Books on crypto-history
H. T. Hakl, an Austrian publisher of esoteric works, traces the origins of the speculation about Nazism and Occultism back to several works from the early 1940s in the essay included in the German edition of The Occult Roots… Unknown sources: National Socialism and the Occult, translated by Goodrick-Clarke, was also based on his research. Hitler was described as a “demonic personality” by a pseudonymous Kurt van Emsen in 1933, but his work was quickly forgotten.
René Kopp, a French Christian esotericist, made the first allusions to Hitler being directed by occult forces, which later authors picked up. He attempts to attribute Hitler’s power to supernatural forces in two articles published in the monthly esoteric journal Le Chariot in June 1934 and April 1939.
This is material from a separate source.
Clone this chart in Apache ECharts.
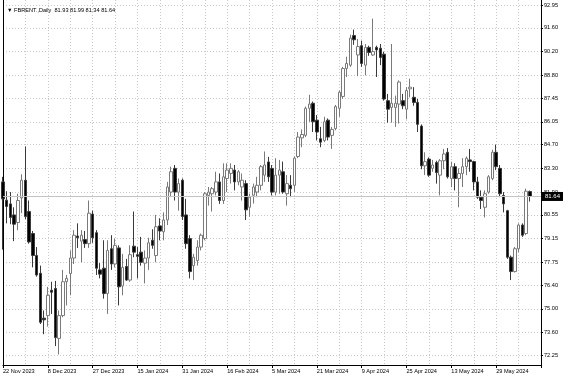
<!DOCTYPE html>
<html>
<head>
<meta charset="utf-8">
<script src="https://cdn.jsdelivr.net/npm/echarts@6/dist/echarts.min.js"></script>
<style>
html,body{margin:0;padding:0;background:#fff;}
#chart{width:564px;height:376px;}
</style>
</head>
<body>
<div id="chart"></div>
<script>
// Trading days (categories)
const dates = [
'2023-11-22','2023-11-23','2023-11-24','2023-11-27','2023-11-28','2023-11-29','2023-11-30',
'2023-12-01','2023-12-04','2023-12-05','2023-12-06','2023-12-07','2023-12-08','2023-12-11','2023-12-12','2023-12-13','2023-12-14','2023-12-15','2023-12-18','2023-12-19','2023-12-20','2023-12-21','2023-12-22','2023-12-26','2023-12-27','2023-12-28','2023-12-29',
'2024-01-02','2024-01-03','2024-01-04','2024-01-05','2024-01-08','2024-01-09','2024-01-10','2024-01-11','2024-01-12','2024-01-15','2024-01-16','2024-01-17','2024-01-18','2024-01-19','2024-01-22','2024-01-23','2024-01-24','2024-01-25','2024-01-26','2024-01-29','2024-01-30','2024-01-31',
'2024-02-01','2024-02-02','2024-02-05','2024-02-06','2024-02-07','2024-02-08','2024-02-09','2024-02-12','2024-02-13','2024-02-14','2024-02-15','2024-02-16','2024-02-19','2024-02-20','2024-02-21','2024-02-22','2024-02-23','2024-02-26','2024-02-27','2024-02-28','2024-02-29',
'2024-03-01','2024-03-04','2024-03-05','2024-03-06','2024-03-07','2024-03-08','2024-03-11','2024-03-12','2024-03-13','2024-03-14','2024-03-15','2024-03-18','2024-03-19','2024-03-20','2024-03-21','2024-03-22','2024-03-25','2024-03-26','2024-03-27','2024-03-28',
'2024-04-01','2024-04-02','2024-04-03','2024-04-04','2024-04-05','2024-04-08','2024-04-09','2024-04-10','2024-04-11','2024-04-12','2024-04-15','2024-04-16','2024-04-17','2024-04-18','2024-04-19','2024-04-22','2024-04-23','2024-04-24','2024-04-25','2024-04-26','2024-04-29','2024-04-30',
'2024-05-01','2024-05-02','2024-05-03','2024-05-06','2024-05-07','2024-05-08','2024-05-09','2024-05-10','2024-05-13','2024-05-14','2024-05-15','2024-05-16','2024-05-17','2024-05-20','2024-05-21','2024-05-22','2024-05-23','2024-05-24','2024-05-27','2024-05-28','2024-05-29','2024-05-30','2024-05-31',
'2024-06-03','2024-06-04','2024-06-05','2024-06-06','2024-06-07','2024-06-10','2024-06-11'
];

const opens = [
82.5,81.42,81.2,80.55,80.1,81.55,82.6,
80.75,79.45,78.15,77.1,74.45,74.6,76.1,76.2,73.25,74.6,76.6,77.08,78.0,79.3,79.0,79.1,78.85,80.6,79.5,77.3,
77.4,75.9,78.55,77.65,78.6,76.35,77.5,76.7,78.7,78.2,78.35,77.7,78.0,79.05,78.15,79.9,79.55,80.25,81.9,83.3,81.9,82.6,
80.55,79.15,77.55,77.85,78.65,79.15,81.7,81.8,81.9,82.5,81.4,82.7,83.0,83.2,82.5,82.2,82.4,81.0,81.71,81.9,82.3,
82.9,83.68,83.3,81.9,82.9,83.1,81.8,82.3,82.3,84.0,85.1,85.25,86.85,87.15,86.15,85.05,84.95,86.15,85.25,85.65,
86.85,87.55,89.2,89.4,91.15,90.0,90.55,89.4,90.45,90.0,90.45,90.4,90.05,87.3,86.9,86.9,87.1,87.3,86.8,88.0,87.5,87.2,
85.8,83.45,83.85,83.3,83.65,82.9,83.75,84.25,82.7,83.4,82.7,83.0,83.4,83.8,83.7,82.5,81.6,81.0,81.9,82.7,84.25,83.3,81.7,
80.8,78.05,77.2,78.55,79.95,79.45,81.93
];
const highs = [
82.8,81.95,81.9,81.0,81.8,82.95,84.6,
81.4,79.6,78.65,77.55,74.9,76.3,76.6,76.65,74.9,77.3,77.0,78.45,79.65,80.05,79.65,79.6,81.4,80.8,79.65,77.7,
79.05,79.05,79.35,79.15,78.75,78.25,77.95,78.75,80.75,78.65,79.25,78.45,79.2,79.7,80.55,80.35,80.7,82.5,83.4,83.5,82.7,82.7,
81.5,79.35,78.25,79.05,79.45,81.9,82.2,82.2,83.1,83.0,83.6,83.6,83.6,83.5,83.2,83.0,82.6,81.8,82.4,82.8,83.5,
84.3,83.98,83.5,83.9,83.8,83.7,82.9,82.9,84.0,85.45,85.6,86.95,87.65,87.25,86.45,85.75,86.35,86.25,85.75,87.05,
87.9,89.3,89.9,91.2,91.5,90.95,90.85,90.65,90.55,92.15,90.55,90.65,90.2,87.7,90.65,87.6,88.5,87.7,88.1,88.6,88.1,87.4,
85.9,84.25,83.95,83.8,83.75,83.85,84.45,84.5,83.7,83.6,83.3,83.9,84.0,84.45,83.75,82.8,82.0,82.0,82.9,84.4,84.7,83.5,81.9,
80.85,78.15,78.65,80.05,80.05,82.1,81.99
];
const lows = [
78.5,80.05,80.0,79.0,79.65,80.65,80.3,
78.85,77.45,76.9,74.1,73.5,73.95,74.7,72.8,72.3,74.5,75.2,75.8,77.65,78.6,77.75,78.6,78.6,78.9,77.0,76.8,
75.6,74.7,77.3,77.45,75.2,75.8,76.65,76.6,78.05,76.8,77.55,76.5,77.3,78.55,77.75,79.05,79.05,79.95,81.6,81.4,80.8,80.25,
78.55,76.8,76.7,77.55,78.45,79.05,81.1,80.75,81.7,81.2,81.2,81.9,82.4,82.0,82.3,81.4,80.25,80.45,81.22,81.6,82.0,
82.5,82.5,81.7,81.7,81.8,81.8,81.1,81.6,81.9,83.9,84.55,85.15,86.05,85.45,84.95,84.55,84.85,84.95,84.45,85.55,
86.35,87.4,88.7,89.3,90.6,88.75,89.3,88.8,89.95,89.95,88.7,89.4,87.3,86.0,86.0,85.75,85.95,86.8,86.2,87.5,87.0,85.45,
83.25,82.9,82.8,83.1,82.4,81.7,83.25,82.7,82.2,82.0,81.0,82.2,82.9,83.1,82.0,81.5,80.9,80.4,81.8,82.6,83.2,81.6,80.7,
77.95,76.7,77.15,78.35,79.25,79.35,81.34
];
const closes = [
81.5,81.05,80.4,80.0,81.4,82.6,80.45,
78.95,78.15,77.0,74.2,74.35,75.8,75.98,73.3,74.6,76.6,76.8,78.0,79.35,79.2,79.35,78.85,80.65,79.2,77.4,77.05,
75.9,78.45,77.65,78.75,76.3,77.45,76.7,78.2,78.35,78.1,77.75,78.0,78.9,78.75,79.85,79.6,80.25,82.2,83.1,81.9,82.4,80.45,
78.85,77.2,78.05,78.65,79.35,81.8,81.9,82.1,82.5,81.4,82.8,83.2,83.3,82.5,83.1,82.6,80.85,81.6,82.2,82.3,83.4,
83.5,82.8,81.9,82.9,83.2,81.9,82.4,82.1,83.9,85.15,85.3,86.85,87.1,86.05,85.45,84.85,86.05,85.15,85.6,86.95,
87.8,89.2,89.5,91.0,90.9,90.5,89.5,90.45,90.15,90.2,90.3,89.85,87.4,86.8,87.15,87.15,88.4,87.0,87.9,88.1,87.2,85.9,
83.45,83.7,82.9,83.5,83.05,83.75,84.15,82.8,83.4,82.7,83.0,83.4,83.9,83.7,82.5,81.6,81.4,81.8,82.8,84.25,83.4,81.8,81.2,
78.05,77.2,78.55,79.95,79.35,81.95,81.64
];

// Price-axis tick labels (as shown on the right scale)
const priceTicks = [72.25,73.60,75.00,76.40,77.75,79.15,80.55,81.90,83.30,84.70,86.05,87.45,88.80,90.20,91.60,92.95];

const symbolName = 'FBRENT.,Daily';
const emptySlots = ['', '', ''];

const MON = ['Jan','Feb','Mar','Apr','May','Jun','Jul','Aug','Sep','Oct','Nov','Dec'];
function fmtDate(s) {
  if (!s) return '';
  const p = s.split('-');
  return (+p[2]) + ' ' + MON[+p[1] - 1] + ' ' + p[0];
}

const categories = dates.concat(emptySlots);
const candles = dates.map((d, i) => [opens[i], closes[i], lows[i], highs[i]]);
const last = dates.length - 1;
const lastClose = closes[last];
const headerText = '\u25BC ' + symbolName + '  ' +
  [opens[last], highs[last], lows[last], closes[last]].map(v => v.toFixed(2)).join(' ');

const FONT = 'Liberation Sans';
const FS = 5.6;
const gridLine = { color: '#c8c8c8', width: 1, type: [1, 2] };

const chart = echarts.init(document.getElementById('chart'), null, { renderer: 'canvas' });
chart.setOption({
  animation: false,
  backgroundColor: '#ffffff',
  title: {
    text: headerText,
    left: 2, top: 2,
    textStyle: { fontFamily: FONT, fontSize: FS, fontWeight: 'normal', color: '#000' }
  },
  grid: { left: 1, right: 23, top: 0, bottom: 11, containLabel: false },
  xAxis: {
    type: 'category',
    data: categories,
    boundaryGap: false,
    axisLine: { show: true, lineStyle: { color: '#000', width: 1 } },
    axisTick: { show: true, interval: 11, length: 3, lineStyle: { color: '#000' } },
    axisLabel: {
      interval: 11, align: 'left', margin: 3, hideOverlap: false,
      fontFamily: FONT, fontSize: FS, color: '#000',
      formatter: fmtDate
    },
    splitLine: { show: true, interval: 5, lineStyle: gridLine }
  },
  yAxis: [
    {
      type: 'value', position: 'right',
      min: 71.68, max: 93.25,
      axisLine: { show: true, lineStyle: { color: '#000', width: 1 } },
      axisTick: { show: true, length: 2, customValues: priceTicks, lineStyle: { color: '#000' } },
      axisLabel: {
        customValues: priceTicks, margin: 3,
        fontFamily: FONT, fontSize: FS, color: '#000',
        formatter: v => v.toFixed(2)
      },
      splitLine: { show: true, lineStyle: gridLine }
    },
    {
      type: 'value', position: 'left',
      min: 71.68, max: 93.25,
      axisLine: { show: true, onZero: false, lineStyle: { color: '#000', width: 1 } },
      axisTick: { show: false },
      axisLabel: { show: false },
      splitLine: { show: false }
    }
  ],
  series: [{
    type: 'candlestick',
    yAxisIndex: 0,
    data: candles,
    barWidth: 3,
    itemStyle: {
      color: '#ffffff',
      color0: '#000000',
      borderColor: '#7a7a7a',
      borderColor0: '#3a3a3a',
      borderWidth: 1
    },
    markLine: {
      silent: true,
      symbol: 'none',
      precision: 2,
      lineStyle: { color: '#c4c4c4', type: 'solid', width: 1 },
      label: {
        position: 'end', distance: 1,
        formatter: lastClose.toFixed(2),
        backgroundColor: '#000', color: '#fff',
        fontFamily: FONT, fontSize: 6, padding: [2, 3, 1, 3]
      },
      data: [{ yAxis: lastClose }]
    }
  }]
});
</script>
</body>
</html>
“L’Enigme du Hitler” was the title of the second article. Hakl could not find similar hints in other French esoteric journals from the 1930s. Another French author, Edouard Saby, published Hitler et les Forces Occultes in 1939. Saby has already brought up Hanussen and Ignaz Trebitsch-Lincoln.
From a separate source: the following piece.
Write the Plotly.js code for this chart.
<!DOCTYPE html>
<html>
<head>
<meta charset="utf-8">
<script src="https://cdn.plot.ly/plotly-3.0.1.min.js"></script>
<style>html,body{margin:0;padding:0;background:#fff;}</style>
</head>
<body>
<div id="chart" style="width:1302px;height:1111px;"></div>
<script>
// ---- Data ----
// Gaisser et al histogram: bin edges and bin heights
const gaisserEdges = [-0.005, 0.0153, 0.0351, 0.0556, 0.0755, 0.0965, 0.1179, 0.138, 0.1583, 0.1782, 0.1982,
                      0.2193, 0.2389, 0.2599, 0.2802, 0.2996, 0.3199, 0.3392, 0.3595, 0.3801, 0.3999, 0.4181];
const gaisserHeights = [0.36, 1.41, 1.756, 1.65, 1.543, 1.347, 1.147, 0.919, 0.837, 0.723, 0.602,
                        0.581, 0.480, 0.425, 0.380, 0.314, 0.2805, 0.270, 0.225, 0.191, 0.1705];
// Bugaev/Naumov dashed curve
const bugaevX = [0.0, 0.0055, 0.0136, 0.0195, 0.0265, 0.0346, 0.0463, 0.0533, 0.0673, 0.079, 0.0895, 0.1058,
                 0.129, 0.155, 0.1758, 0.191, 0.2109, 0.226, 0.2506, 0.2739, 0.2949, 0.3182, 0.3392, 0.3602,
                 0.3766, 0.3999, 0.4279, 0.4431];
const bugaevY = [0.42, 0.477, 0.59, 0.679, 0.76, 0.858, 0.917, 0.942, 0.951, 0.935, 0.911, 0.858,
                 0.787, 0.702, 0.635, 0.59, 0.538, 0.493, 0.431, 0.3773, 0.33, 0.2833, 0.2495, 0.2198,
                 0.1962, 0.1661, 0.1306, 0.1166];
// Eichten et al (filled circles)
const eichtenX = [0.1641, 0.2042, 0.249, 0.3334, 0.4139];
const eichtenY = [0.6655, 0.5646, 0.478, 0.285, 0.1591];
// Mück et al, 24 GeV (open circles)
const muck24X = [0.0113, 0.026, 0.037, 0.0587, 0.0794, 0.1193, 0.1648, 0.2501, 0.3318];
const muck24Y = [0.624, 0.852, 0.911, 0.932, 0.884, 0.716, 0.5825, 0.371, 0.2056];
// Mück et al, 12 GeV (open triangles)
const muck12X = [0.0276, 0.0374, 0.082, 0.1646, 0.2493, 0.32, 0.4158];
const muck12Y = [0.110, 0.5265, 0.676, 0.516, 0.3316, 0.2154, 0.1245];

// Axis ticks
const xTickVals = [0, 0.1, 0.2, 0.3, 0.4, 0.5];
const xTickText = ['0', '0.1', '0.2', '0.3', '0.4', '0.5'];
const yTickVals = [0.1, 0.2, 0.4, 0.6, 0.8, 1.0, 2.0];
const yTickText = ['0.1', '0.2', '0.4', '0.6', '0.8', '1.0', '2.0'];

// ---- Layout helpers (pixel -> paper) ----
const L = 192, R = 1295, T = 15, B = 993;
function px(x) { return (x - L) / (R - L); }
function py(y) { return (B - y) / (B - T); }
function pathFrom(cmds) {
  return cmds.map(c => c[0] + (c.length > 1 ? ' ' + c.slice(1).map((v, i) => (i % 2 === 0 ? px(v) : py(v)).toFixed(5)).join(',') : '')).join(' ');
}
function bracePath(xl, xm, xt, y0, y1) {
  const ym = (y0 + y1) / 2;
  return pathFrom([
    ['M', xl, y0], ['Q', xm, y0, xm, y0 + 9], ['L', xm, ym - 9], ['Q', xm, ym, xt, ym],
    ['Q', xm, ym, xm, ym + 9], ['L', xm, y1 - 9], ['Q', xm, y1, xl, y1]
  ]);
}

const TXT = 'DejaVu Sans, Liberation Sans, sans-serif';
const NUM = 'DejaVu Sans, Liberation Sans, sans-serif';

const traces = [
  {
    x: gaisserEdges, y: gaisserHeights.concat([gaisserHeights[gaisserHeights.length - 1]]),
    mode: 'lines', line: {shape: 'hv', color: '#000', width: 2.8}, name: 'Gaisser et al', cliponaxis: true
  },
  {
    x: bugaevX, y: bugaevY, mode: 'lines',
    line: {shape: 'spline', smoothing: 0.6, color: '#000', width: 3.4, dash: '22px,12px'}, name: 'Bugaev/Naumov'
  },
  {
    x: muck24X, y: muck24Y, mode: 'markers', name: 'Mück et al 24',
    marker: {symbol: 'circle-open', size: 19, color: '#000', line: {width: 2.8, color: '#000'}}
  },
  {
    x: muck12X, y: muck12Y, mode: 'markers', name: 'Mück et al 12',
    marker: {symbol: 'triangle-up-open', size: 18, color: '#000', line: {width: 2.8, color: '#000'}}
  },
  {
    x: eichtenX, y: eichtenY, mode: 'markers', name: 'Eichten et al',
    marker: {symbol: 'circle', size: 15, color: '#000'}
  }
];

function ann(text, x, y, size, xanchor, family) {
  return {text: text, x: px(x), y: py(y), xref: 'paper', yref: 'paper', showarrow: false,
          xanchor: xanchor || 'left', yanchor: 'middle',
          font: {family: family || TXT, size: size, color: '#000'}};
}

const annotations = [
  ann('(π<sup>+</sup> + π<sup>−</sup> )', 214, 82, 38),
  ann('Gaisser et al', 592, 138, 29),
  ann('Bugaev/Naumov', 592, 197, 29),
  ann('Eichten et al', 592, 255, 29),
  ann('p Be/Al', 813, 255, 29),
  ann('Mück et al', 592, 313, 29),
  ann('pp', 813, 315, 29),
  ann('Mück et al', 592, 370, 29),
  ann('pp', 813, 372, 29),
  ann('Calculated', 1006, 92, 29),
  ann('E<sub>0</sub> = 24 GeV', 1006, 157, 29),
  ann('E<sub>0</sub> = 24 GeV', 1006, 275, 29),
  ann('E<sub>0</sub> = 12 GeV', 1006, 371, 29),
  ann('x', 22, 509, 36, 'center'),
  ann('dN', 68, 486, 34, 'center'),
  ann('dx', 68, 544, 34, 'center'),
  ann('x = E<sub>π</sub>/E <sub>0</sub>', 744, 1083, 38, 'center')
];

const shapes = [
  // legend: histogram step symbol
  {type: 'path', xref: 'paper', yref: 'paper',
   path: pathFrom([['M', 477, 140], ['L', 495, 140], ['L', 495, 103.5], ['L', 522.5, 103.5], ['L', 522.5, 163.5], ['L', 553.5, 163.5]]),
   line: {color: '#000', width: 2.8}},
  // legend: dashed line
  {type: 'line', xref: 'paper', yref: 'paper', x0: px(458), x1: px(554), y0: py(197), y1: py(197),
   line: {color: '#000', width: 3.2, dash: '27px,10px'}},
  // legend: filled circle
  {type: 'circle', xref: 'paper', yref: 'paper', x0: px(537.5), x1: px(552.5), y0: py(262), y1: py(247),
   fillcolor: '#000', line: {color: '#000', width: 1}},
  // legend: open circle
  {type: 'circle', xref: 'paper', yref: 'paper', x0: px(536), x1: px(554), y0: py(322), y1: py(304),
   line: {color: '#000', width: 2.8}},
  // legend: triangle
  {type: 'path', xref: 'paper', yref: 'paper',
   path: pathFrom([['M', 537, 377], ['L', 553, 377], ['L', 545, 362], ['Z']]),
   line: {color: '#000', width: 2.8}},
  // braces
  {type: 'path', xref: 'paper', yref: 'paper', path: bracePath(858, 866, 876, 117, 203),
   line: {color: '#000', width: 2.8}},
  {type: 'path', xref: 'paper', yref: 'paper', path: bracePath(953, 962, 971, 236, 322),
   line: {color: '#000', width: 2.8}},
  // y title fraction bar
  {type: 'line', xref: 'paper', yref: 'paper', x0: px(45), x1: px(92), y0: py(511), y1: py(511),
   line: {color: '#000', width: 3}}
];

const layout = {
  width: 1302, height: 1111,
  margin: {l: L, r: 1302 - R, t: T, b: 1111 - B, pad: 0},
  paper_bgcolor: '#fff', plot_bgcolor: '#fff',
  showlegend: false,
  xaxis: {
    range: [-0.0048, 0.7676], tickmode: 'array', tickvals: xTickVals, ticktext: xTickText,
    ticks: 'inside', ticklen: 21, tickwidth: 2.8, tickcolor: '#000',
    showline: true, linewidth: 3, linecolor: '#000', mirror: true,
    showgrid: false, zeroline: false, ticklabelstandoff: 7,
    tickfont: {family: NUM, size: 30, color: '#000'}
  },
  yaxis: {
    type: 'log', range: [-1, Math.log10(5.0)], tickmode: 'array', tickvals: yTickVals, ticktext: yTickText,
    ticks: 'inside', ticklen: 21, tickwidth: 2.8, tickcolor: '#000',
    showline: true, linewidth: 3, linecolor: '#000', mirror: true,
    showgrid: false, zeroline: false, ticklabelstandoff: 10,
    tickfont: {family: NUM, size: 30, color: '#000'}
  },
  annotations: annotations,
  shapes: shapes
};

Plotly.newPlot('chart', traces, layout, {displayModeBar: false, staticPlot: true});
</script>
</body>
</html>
Hakl even implies that Edouard Saby would own the myth of Nazi occultism. However, Hermann Rauschning’s Hitler Speaks, published in 1939, is a more well-known book. It is stated there (in the chapter “Black and White Magic”) that “Hitler surrendered himself to forces that carried him away… He turned himself over to a spell, which can, with good reason and not simply as a figurative analogy, be described as demonic magic.” The chapter “Hitler in Private” is even more dramatic, and it was omitted from the German edition published in 1940.